Aim of the task >>
Copy all lines holding the word "What" from the entries.

Stored rows >>
##########
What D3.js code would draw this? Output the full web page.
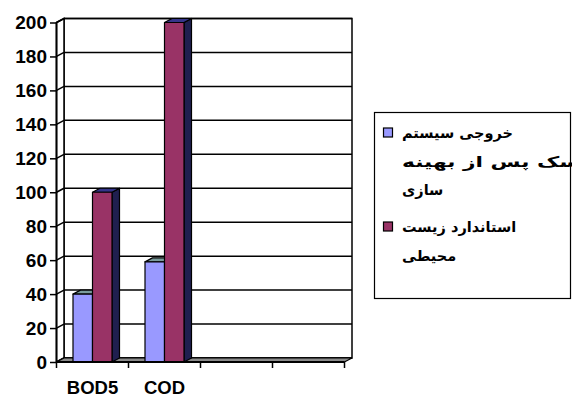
##########
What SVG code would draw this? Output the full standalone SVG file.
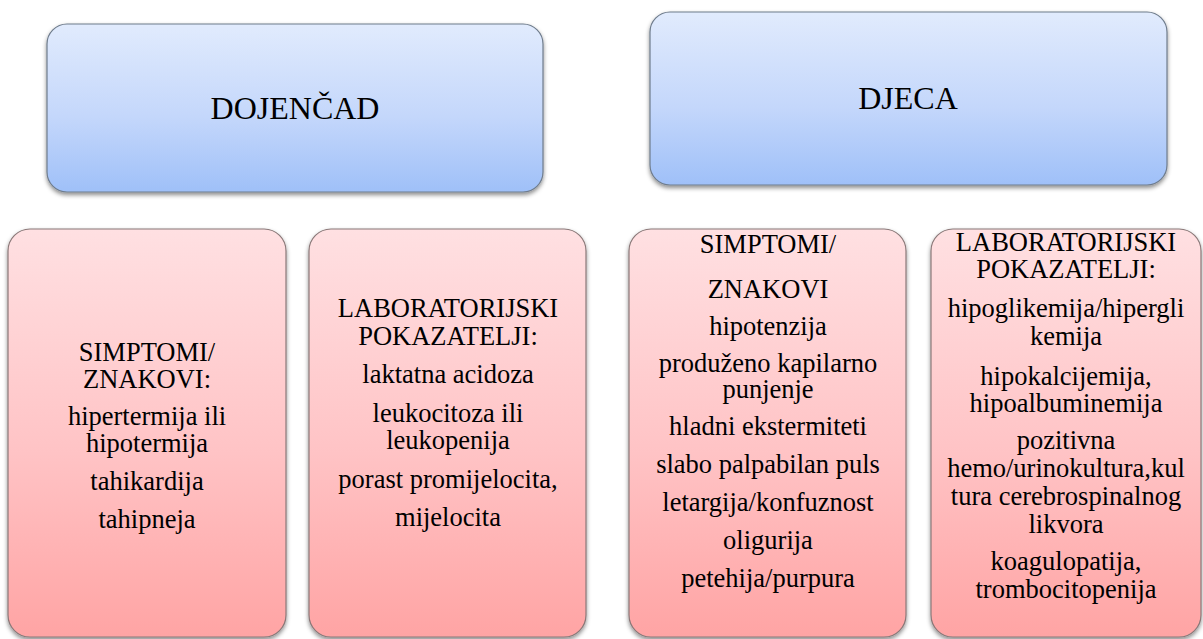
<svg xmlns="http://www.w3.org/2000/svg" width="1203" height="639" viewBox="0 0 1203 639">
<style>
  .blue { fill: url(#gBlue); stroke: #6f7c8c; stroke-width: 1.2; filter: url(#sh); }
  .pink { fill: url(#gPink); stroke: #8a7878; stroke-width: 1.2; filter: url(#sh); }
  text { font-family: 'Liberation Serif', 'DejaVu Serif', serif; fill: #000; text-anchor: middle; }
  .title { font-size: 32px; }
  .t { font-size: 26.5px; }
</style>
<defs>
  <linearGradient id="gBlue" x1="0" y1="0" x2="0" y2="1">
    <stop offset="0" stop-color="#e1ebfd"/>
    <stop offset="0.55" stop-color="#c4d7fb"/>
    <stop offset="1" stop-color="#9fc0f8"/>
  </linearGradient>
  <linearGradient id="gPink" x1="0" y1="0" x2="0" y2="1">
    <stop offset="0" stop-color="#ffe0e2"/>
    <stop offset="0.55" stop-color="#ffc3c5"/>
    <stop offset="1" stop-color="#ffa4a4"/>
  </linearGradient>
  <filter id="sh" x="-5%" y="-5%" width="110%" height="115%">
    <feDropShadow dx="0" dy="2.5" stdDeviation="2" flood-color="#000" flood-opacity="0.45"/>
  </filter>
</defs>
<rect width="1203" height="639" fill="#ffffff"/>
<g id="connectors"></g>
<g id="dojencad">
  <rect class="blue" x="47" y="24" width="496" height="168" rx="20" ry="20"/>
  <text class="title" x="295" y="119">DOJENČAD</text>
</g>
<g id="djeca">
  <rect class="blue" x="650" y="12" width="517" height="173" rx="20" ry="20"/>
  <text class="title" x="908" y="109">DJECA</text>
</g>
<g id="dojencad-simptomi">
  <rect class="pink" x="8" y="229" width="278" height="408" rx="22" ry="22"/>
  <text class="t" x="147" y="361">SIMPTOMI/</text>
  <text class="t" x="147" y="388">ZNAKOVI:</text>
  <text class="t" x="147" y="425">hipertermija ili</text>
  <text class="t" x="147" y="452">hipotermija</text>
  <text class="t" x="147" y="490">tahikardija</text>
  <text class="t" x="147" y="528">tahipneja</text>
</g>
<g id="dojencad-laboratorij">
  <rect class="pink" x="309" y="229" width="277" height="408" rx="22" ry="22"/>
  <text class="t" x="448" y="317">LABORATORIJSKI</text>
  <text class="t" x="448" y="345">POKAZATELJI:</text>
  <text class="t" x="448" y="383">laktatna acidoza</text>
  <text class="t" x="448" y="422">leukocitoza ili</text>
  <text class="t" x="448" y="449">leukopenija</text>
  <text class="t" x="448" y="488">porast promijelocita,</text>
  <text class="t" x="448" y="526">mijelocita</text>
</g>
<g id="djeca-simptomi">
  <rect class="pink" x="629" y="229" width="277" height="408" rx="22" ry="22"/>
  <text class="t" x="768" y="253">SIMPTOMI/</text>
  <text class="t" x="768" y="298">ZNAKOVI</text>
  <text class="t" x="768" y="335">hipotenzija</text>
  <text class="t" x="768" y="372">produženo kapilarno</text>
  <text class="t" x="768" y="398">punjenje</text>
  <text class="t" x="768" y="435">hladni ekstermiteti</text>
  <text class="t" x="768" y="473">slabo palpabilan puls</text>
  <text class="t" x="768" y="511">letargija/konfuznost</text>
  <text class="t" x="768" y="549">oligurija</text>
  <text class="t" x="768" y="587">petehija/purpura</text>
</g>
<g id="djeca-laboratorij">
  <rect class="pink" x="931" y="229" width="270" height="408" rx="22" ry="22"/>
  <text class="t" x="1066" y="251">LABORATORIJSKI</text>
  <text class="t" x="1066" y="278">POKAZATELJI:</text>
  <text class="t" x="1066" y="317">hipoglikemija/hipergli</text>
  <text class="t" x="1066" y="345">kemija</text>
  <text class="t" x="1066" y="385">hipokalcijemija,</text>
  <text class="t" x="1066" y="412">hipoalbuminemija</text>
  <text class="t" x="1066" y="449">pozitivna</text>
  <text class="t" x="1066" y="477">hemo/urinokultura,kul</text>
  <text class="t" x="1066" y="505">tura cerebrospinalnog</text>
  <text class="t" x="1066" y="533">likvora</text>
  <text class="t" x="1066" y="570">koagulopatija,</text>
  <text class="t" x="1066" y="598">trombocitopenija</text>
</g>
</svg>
##########
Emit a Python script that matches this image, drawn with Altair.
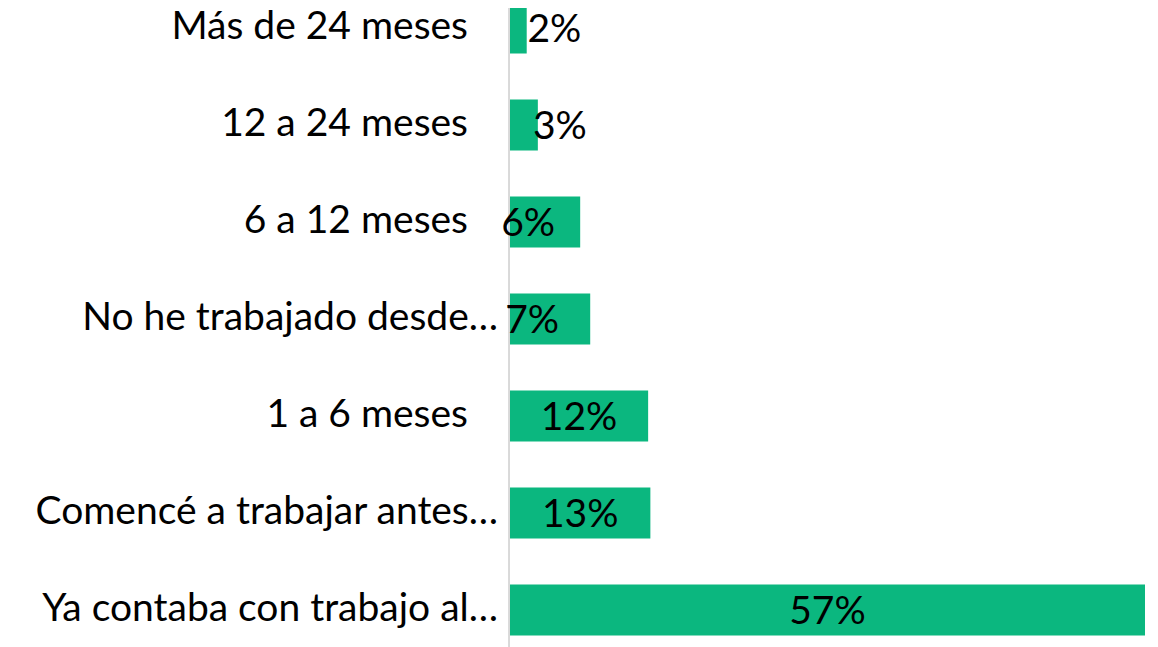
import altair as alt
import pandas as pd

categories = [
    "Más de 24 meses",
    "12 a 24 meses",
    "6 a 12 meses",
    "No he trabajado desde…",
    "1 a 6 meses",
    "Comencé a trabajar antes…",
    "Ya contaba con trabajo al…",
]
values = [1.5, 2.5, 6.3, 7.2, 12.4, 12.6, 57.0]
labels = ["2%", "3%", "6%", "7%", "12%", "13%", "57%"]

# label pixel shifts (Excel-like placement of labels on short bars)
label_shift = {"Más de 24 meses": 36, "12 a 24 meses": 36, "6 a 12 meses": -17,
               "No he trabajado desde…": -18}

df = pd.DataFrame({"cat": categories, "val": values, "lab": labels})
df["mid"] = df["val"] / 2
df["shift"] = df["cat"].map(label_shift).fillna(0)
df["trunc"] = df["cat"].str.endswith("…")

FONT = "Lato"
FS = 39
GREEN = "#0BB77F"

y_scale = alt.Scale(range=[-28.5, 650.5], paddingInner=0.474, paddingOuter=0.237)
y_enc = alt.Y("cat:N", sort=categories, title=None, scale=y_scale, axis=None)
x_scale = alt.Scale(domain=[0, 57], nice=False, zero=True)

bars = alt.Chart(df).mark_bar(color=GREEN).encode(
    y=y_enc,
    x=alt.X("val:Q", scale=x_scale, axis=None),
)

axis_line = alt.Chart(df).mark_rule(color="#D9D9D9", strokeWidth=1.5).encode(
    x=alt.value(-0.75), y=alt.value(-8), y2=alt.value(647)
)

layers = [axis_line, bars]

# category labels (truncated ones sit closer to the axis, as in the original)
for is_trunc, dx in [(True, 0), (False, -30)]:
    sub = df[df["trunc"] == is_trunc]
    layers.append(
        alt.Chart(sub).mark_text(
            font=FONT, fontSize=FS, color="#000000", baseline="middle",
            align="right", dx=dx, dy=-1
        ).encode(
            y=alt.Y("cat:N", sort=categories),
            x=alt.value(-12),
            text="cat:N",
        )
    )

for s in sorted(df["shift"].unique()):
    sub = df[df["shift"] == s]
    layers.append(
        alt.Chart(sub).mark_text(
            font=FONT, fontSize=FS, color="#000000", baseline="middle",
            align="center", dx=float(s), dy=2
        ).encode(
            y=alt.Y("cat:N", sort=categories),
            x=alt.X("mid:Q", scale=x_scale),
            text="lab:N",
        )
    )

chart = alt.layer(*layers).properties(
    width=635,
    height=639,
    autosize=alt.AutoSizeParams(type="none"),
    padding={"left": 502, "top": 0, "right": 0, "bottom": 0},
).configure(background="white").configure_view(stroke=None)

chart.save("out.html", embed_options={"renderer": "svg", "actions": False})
##########
Full response >>
What D3.js code would draw this? Output the full web page.
What SVG code would draw this? Output the full standalone SVG file.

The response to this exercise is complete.